Encyclopedia of the Great Plains

David J. Wishart, Editor


AMERINGER, OSCAR (1870-1943)

Oscar Ameringer, a principal leader of the socialist movement on the Southern Plains, was born in Achstetten, Germany, on August 4, 1870, the son of a cabinetmaker. Evading military service, he emigrated to the United States in 1886 and earned his living as a furniture worker, salesman, painter, and musician. He joined the Socialist Party shortly after it was formed in 1901 and became editor of the Labor World, financed by the Brewery Workers Union. He reported on the general strike that tied up the port of New Orleans in 1907. The dockworkers' success there in forging a longterm biracial alliance reinforced Ameringer's commitment to both racial equality and industrial unionism.

After the strike's collapse, Ameringer moved to Oklahoma, where he quickly assumed a leading role in the Socialist Party. Although lacking a sizable industrial working class, Oklahoma boasted the nation's largest Socialist Party, polling close to a third of the statewide vote.
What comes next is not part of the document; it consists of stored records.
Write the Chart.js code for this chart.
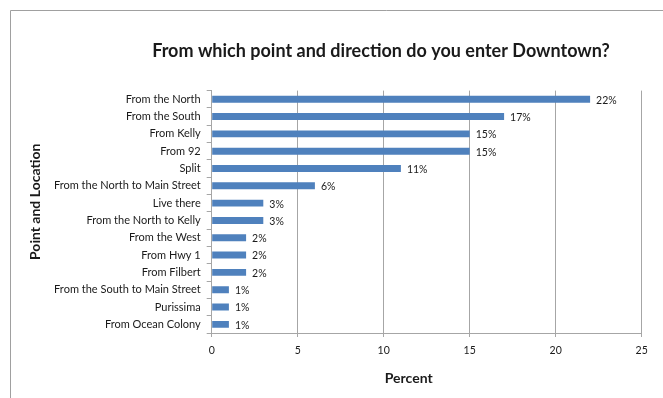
<!DOCTYPE html>
<html>
<head>
<meta charset="utf-8">
<script src="https://cdn.jsdelivr.net/npm/chart.js@4/dist/chart.umd.min.js"></script>
<style>
  html, body { margin: 0; padding: 0; background: #fff; overflow: hidden; }
  canvas { display: block; }
</style>
</head>
<body>
<canvas id="c" width="762" height="398"></canvas>
<script>
// Survey answers and their share of respondents (percent)
const categories = [
  'From the North', 'From the South', 'From Kelly', 'From 92', 'Split',
  'From the North to Main Street', 'Live there', 'From the North to Kelly',
  'From the West', 'From Hwy 1', 'From Filbert', 'From the South to Main Street',
  'Purissima', 'From Ocean Colony'
];
const percents = [22, 17, 15, 15, 11, 6, 3, 3, 2, 2, 2, 1, 1, 1];
const xTicks = [0, 5, 10, 15, 20, 25];

const chartTitle = 'From which point and direction do you enter Downtown?';
const yTitle = 'Point and Location';
const xTitle = 'Percent';

const FONT = "Lato, 'Liberation Sans', sans-serif";
const GRID = '#a6a6a6';
const TEXT = '#1a1a1a';

// Thin frame along the top and left edges of the chart object
const framePlugin = {
  id: 'frame',
  beforeDraw(chart) {
    const ctx = chart.ctx;
    ctx.save();
    ctx.fillStyle = '#fff';
    ctx.fillRect(0, 0, chart.width, chart.height);
    ctx.strokeStyle = '#a0a0a0';
    ctx.lineWidth = 1;
    ctx.beginPath();
    ctx.moveTo(10.5, chart.height);
    ctx.lineTo(10.5, 10.5);
    ctx.lineTo(chart.width, 10.5);
    ctx.stroke();
    ctx.restore();
  }
};

// Percentage label just past the end of each bar
const valueLabels = {
  id: 'valueLabels',
  afterDatasetsDraw(chart) {
    const ctx = chart.ctx;
    const meta = chart.getDatasetMeta(0);
    const data = chart.data.datasets[0].data;
    ctx.save();
    ctx.font = '10.5px ' + FONT;
    ctx.fillStyle = TEXT;
    ctx.textAlign = 'left';
    ctx.textBaseline = 'middle';
    meta.data.forEach((bar, i) => {
      ctx.fillText(data[i] + '%', bar.x + 6, bar.y + 1);
    });
    ctx.restore();
  }
};

// Axis titles, placed a little toward the middle of the whole chart object
const axisTitles = {
  id: 'axisTitles',
  afterDraw(chart) {
    const ctx = chart.ctx;
    const area = chart.chartArea;
    const xs = chart.scales.x;
    const ys = chart.scales.y;
    ctx.save();
    ctx.font = 'bold 14px ' + FONT;
    ctx.fillStyle = TEXT;
    ctx.textAlign = 'center';
    ctx.textBaseline = 'middle';
    ctx.fillText(xTitle, (area.left + area.right) / 2 - 18, xs.bottom - 20);
    ctx.translate(ys.left + 25, (area.top + area.bottom) / 2 - 10);
    ctx.rotate(-Math.PI / 2);
    ctx.fillText(yTitle, 0, 0);
    ctx.restore();
  }
};

new Chart(document.getElementById('c'), {
  type: 'bar',
  data: {
    labels: categories,
    datasets: [{
      data: percents,
      yAxisID: 'y',
      backgroundColor: '#4f81bd',
      borderWidth: 0,
      categoryPercentage: 1,
      barPercentage: 0.4
    }]
  },
  plugins: [framePlugin, valueLabels, axisTitles],
  options: {
    indexAxis: 'y',
    responsive: false,
    animation: false,
    devicePixelRatio: 1,
    layout: { padding: { left: 10, right: 10, top: 10, bottom: 0 } },
    plugins: {
      legend: { display: false },
      tooltip: { enabled: false },
      title: {
        display: true,
        text: chartTitle,
        color: TEXT,
        font: { family: FONT, size: 18, weight: 'bold' },
        padding: { top: 30, bottom: 29 }
      }
    },
    scales: {
      x: {
        type: 'linear',
        min: 0,
        max: 25,
        afterBuildTicks(scale) { scale.ticks = xTicks.map(v => ({ value: v })); },
        afterFit(scale) { scale.height = 65; },
        grid: { color: GRID, tickLength: 4, tickColor: GRID },
        border: { color: GRID },
        ticks: { color: TEXT, font: { family: FONT, size: 10.5 }, padding: 7 }
      },
      y: {
        afterFit(scale) { scale.width = 201.7; },
        grid: { offset: true, drawOnChartArea: false, tickLength: 5, color: GRID },
        border: { color: GRID },
        ticks: { color: TEXT, font: { family: FONT, size: 11 }, padding: 6, autoSkip: false }
      },
      // empty margin on the right of the plot, inside the chart object
      spacer: {
        type: 'category',
        position: 'right',
        grid: { display: false },
        border: { display: false },
        ticks: { display: false },
        afterFit(scale) { scale.width = 110.3; }
      }
    }
  }
});
</script>
</body>
</html>
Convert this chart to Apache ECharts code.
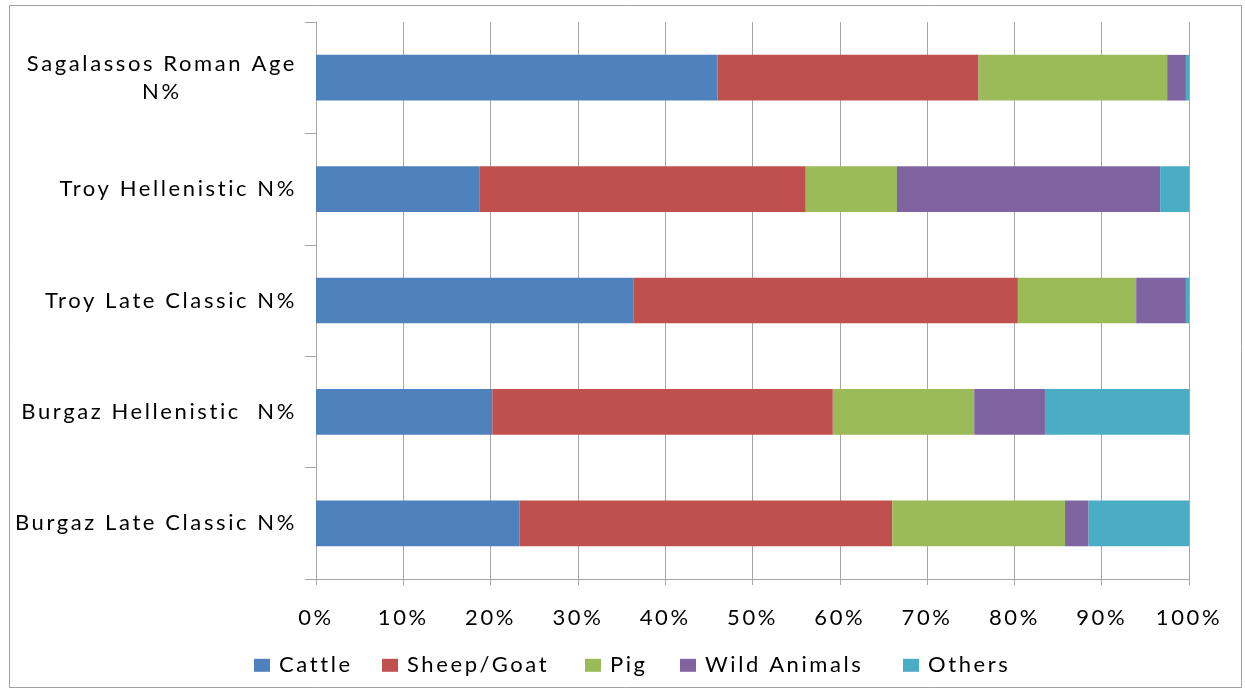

On his first speaking tour in 1907, traveling by covered wagon and on horseback, Ameringer realized that Oklahoma's farmers, primarily impoverished tenants, constituted the party's major potential base of support. Ameringer stayed in dirt-floored tenant shacks and homes dug out of hillsides and saw human suffering at its most intense. The Oklahoma farmers' socialist commitment deeply impressed him. He praised their determination by recalling that the man who presided at his first speech had arrived soaked to the skin, having swum across a river in his only suit because the bridge had been washed out.

Ameringer was one of the most popular speakers at the weeklong socialist encampments, frequently held in Oklahoma from 1908 until the U.S. entry into World War I. Farm people numbering in the thousands traveled vast distances, often in covered wagons bearing red flags, to hear Ameringer and other socialist orators. In 1911 Ameringer polled 23 percent of the vote in a three-way race for mayor of Oklahoma City.

In 1910 Ameringer led the fight against Oklahoma's adoption of the so-called grandfather clause, which was introduced by the Democrats to eliminate black suffrage. His effort was opposed by a faction in the Oklahoma Socialist Party based in the Little Dixie section of the state, which resented Ameringer as an outsider and feared losing white supporters. In 1913 this faction assumed control of the Socialist Party in Oklahoma, and Ameringer moved to Milwaukee.

Although opposed to U.S. intervention in World War I, Ameringer advised Oklahoma farmers against launching the Green Corn Rebellion, an abortive uprising intended to force the government to end the war. The repression it precipitated, along with a decline in farm tenancy, caused the swift collapse of the Oklahoma Socialist Party.

Returning to Oklahoma City after the war, Ameringer published a radical newspaper, the Oklahoma Leader, which, as the American Guardian from 1931 to 1941, developed a national circulation. Ameringer waged a high-profile campaign in the Leader against the Ku Klux Klan, which was highly influential in Oklahoma during the early 1920s. From 1922 to 1931 Ameringer also published the Illinois Miner in Oklahoma City, an insurgent newspaper that challenged John L. Lewis's control of the United Mine Workers. He contributed a column under the pseudonym Adam Coaldigger. In his preface to Ameringer's 1940 autobiography, If You Don't Weaken, Carl Sandburg, an old socialist comrade and friend, compared him as a humorist to Mark Twain and Will Rogers. Oscar Ameringer died in Oklahoma City on November 5, 1943.

Stephen H. Norwood University of Oklahoma

Ameringer, Oscar. If You Don't Weaken. Norman: University of Oklahoma Press, 1983.

Green, James R. Grass-Roots Socialism: Radical Movements in the Southwest, 1895–1943. Baton Rouge: Louisiana State University Press, 1978.

Meredith, Howard L. "A History of the Socialist Party in Oklahoma." Ph.D. diss., University of Oklahoma, 1969.